A year after its unsuccessful bid to host Australia’s flagship Linux conference in 2011, a team representing the regional Victorian centre of Ballarat has won the right to host Linux.conf.au in early 2012.
It’s traditional for the location of the conference in the following year to be announced at the closing ceremony of this year’s event. With Linux.conf.au drawing to a close in Brisbane today, Ballarat’s winning bid for 2012 was announced.
“Come out from the buildings, away from the lights and noise, to a different Australia,” a website set up by the Ballarat team and sent live today states. “Come where the bush meets the city and history runs hand in hand with high technology. Come with us, Under the Stars. Come to Ballarat 2012. We are proud to announce that LCA will be hosted by Ballarat in 2012!”
The Ballarat bid dates back to mid-2009, when a team was first formed to bid for the 2011 event.
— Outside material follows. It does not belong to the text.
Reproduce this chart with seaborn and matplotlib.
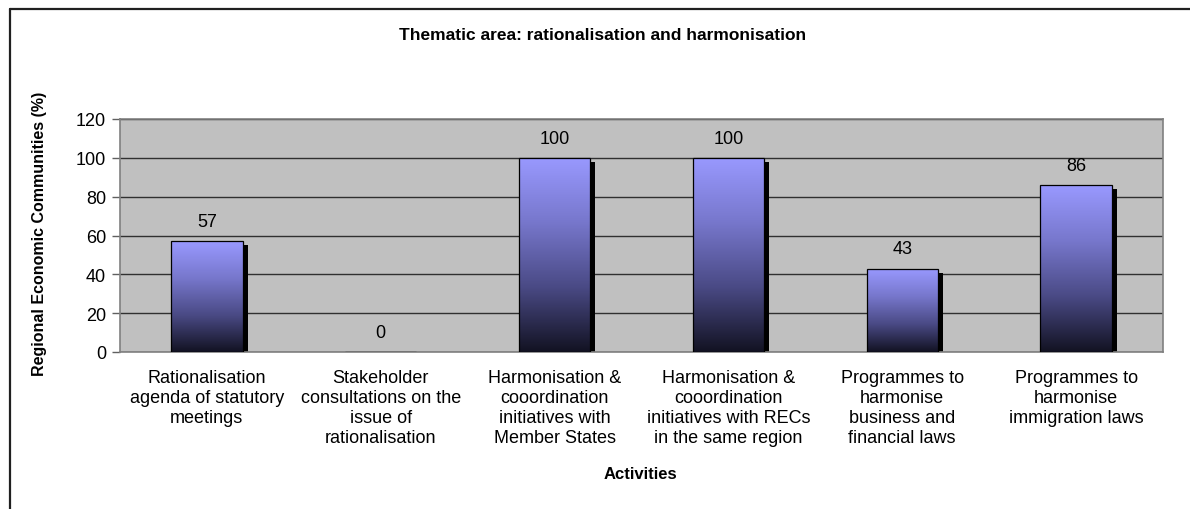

With that effort being unsuccessful, however, IBM business operations manager Josh Stewart put together another bid in mid-2010, with the aim of winning the 2012 festivities.
“This will build upon the bid we submitted last year that, whilst being well received, was unsuccessful,” he wrote at the time. “For this bid to go ahead however we need to ensure that we have a strong enough team of people to make this happen should we be the winning bid this time around (and I do think we have a good chance).”
The 2012 conference will represent the first time Linux.conf.au has ventured outside Australia’s capital cities — it has been held in each capital aside from Darwin — although the conference has also been held in major centres in New Zealand.
Ballarat is unusual amongst Australia’s major regional centres in that it has a strong technology industry presence — with companies like IBM, for example, operating major facilities in the city, as do a number of other technology firms. In addition, Ballarat hosts an active Linux Users’ Group — a factor which may have played in the city’s favour during the application process.
The Ballarat team wrote on its nascent site that it hoped to show another side of Australia to both locals and those — often open source luminaries — who travelled from abroad for the annual conference.
“Ballarat, located about an hour from Melbourne, is a perfect example of the contrasting nature of Australian lifestyles,” the team wrote. “Once founded on the gold mines of the diggings, Ballarat has now matured into a thriving town that has embraced 21st century innovation without forgetting its historical past. Nestled into the surrounding bushland, the University of Ballarat, as host venue for LCA2012, offers a vastly different experience to traditional universities, being large enough to host events such as LCA whilst remaining small enough to retain the ‘laid back’ feel of a regional facility.”
Not all bids to host Linux.conf.au would have been taken as seriously as Ballarat’s successful undertaking, however.
A number of New Zealand Linux enthusiasts have set up a humorous attempt to bring the flagship open source conference to the frozen southern continent of Antarctica. The team’s bid site notes that it’s a joke inspired by Brisbane’s warm climate.
But the site might sound appealing to some of the more adventurous in the Linux community — offering “amazing ice sculptures, mini-conferences focused on igloo making and local wildlife in tune with the Linux operating system’s mascot — Antarctica being one of the favourite global homes of penguins.